…Says rigging is coup d’etat
By Dirisu Yakubu – Abuja
Sokoto state governor, Aminu Waziri Tambuwal has charged federal lawmakers to come up with legislation to treat election riggers as coup plotters, in a bid to checkmate the scourge of poll rigging in the country.
Governor Tambuwal gave the charge on Tuesday in a statement issued to mark the International Day of Democracy.
In 2007, the United Nations General Assembly set aside September 15 of every year as International Day of Democracy, with the sole aim of promoting the culture and tenets of democracy and invited member states and organizations to commemorate the day “in an appropriate manner that contributes to raising public awareness.”
According to Tambuwal, those who rig elections are no better than coup plotters, adding that unless appropriate legal sanctions are put in place, the war against rigging may be difficult to wage and prosecuted.
“Any electoral victory obtained other than through the legitimate votes of the people is nothing short of a coup d’etat. I call on the National Assembly to immediately conclude the long-overdue amendments to the Electoral Act to entrench provisions that make it impossible for rigging and manipulation of elections.
“In the same vein, any further amendments to the constitution must take cognizance of our experiences in previous elections,” the statement read in part even as it added that the time may have come for the introduction of technology “in our elections that are foolproof and such should be a test run with other elections before the general elections in 2023.”

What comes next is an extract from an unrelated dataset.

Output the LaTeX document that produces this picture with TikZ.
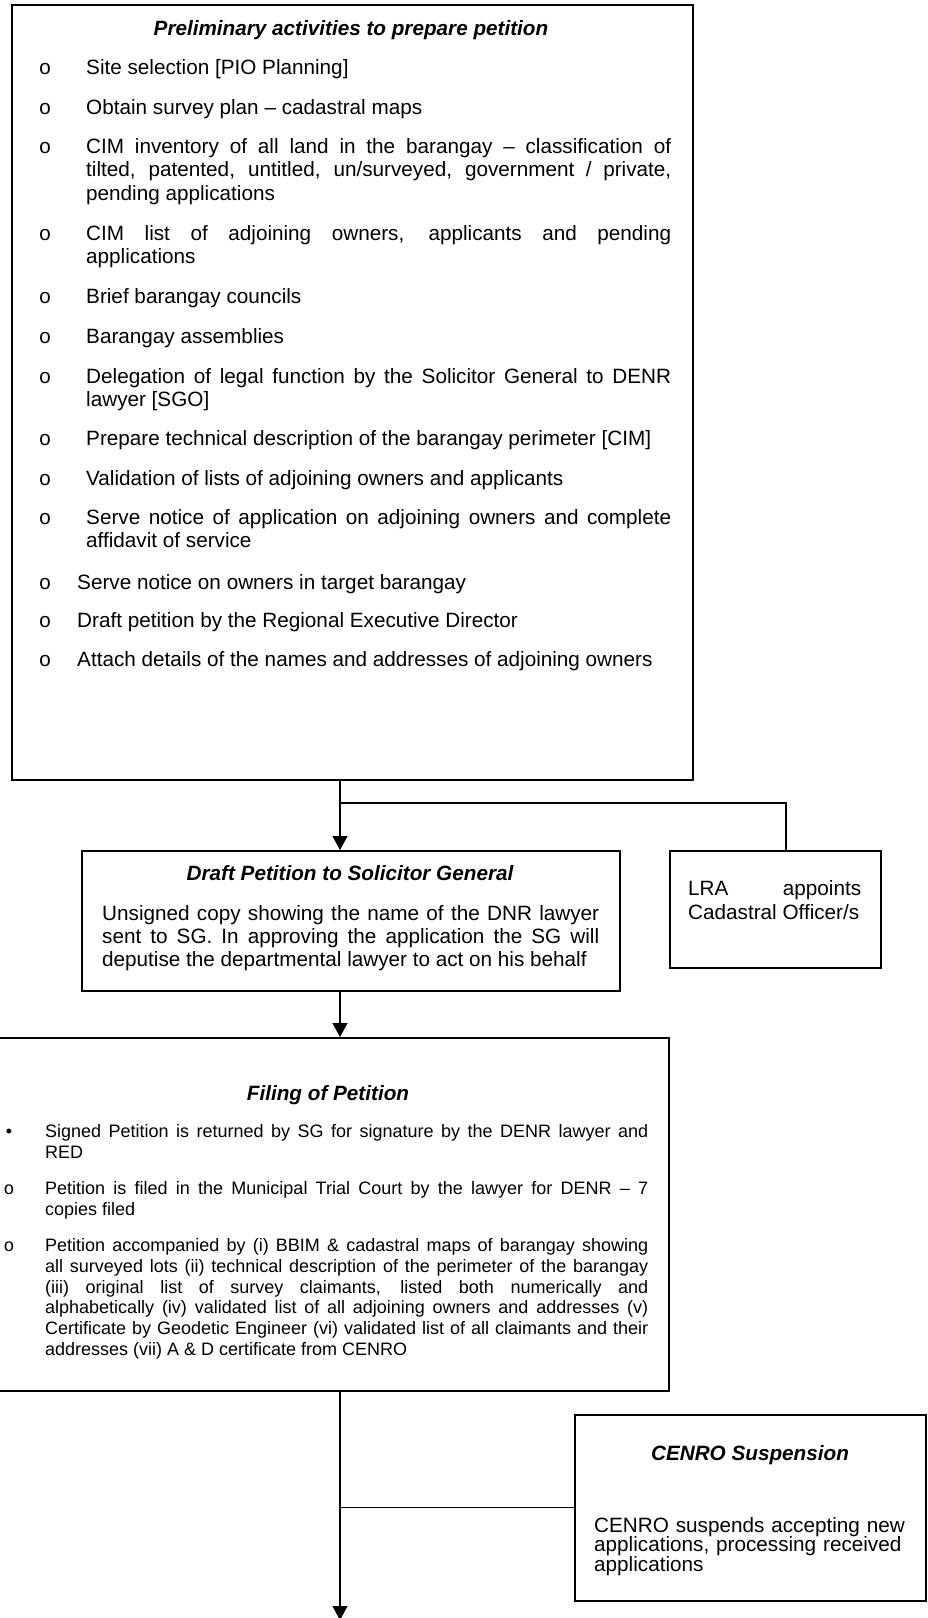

He called on the relevant authorities to use this weekend’s governorship election in Edo state and the October 10 guber poll in Ondo to inform the world of Nigeria’s readiness to conduct credible elections.
“Indeed, the upcoming gubernatorial elections in Edo and Ondo states are a test case of our preparedness for a rule based and consent enabled governance,” he noted even as he called on the Independent National Electoral Commission, INEC and security agencies to make professionalism their watchword before, during and after the polls.
“It has become imperative to rethink the role of not just the electoral umpire, but also the activities of various security agencies in our electoral process in such a manner as to instil in them the culture of inflexible support for democracy and its practice,” he added.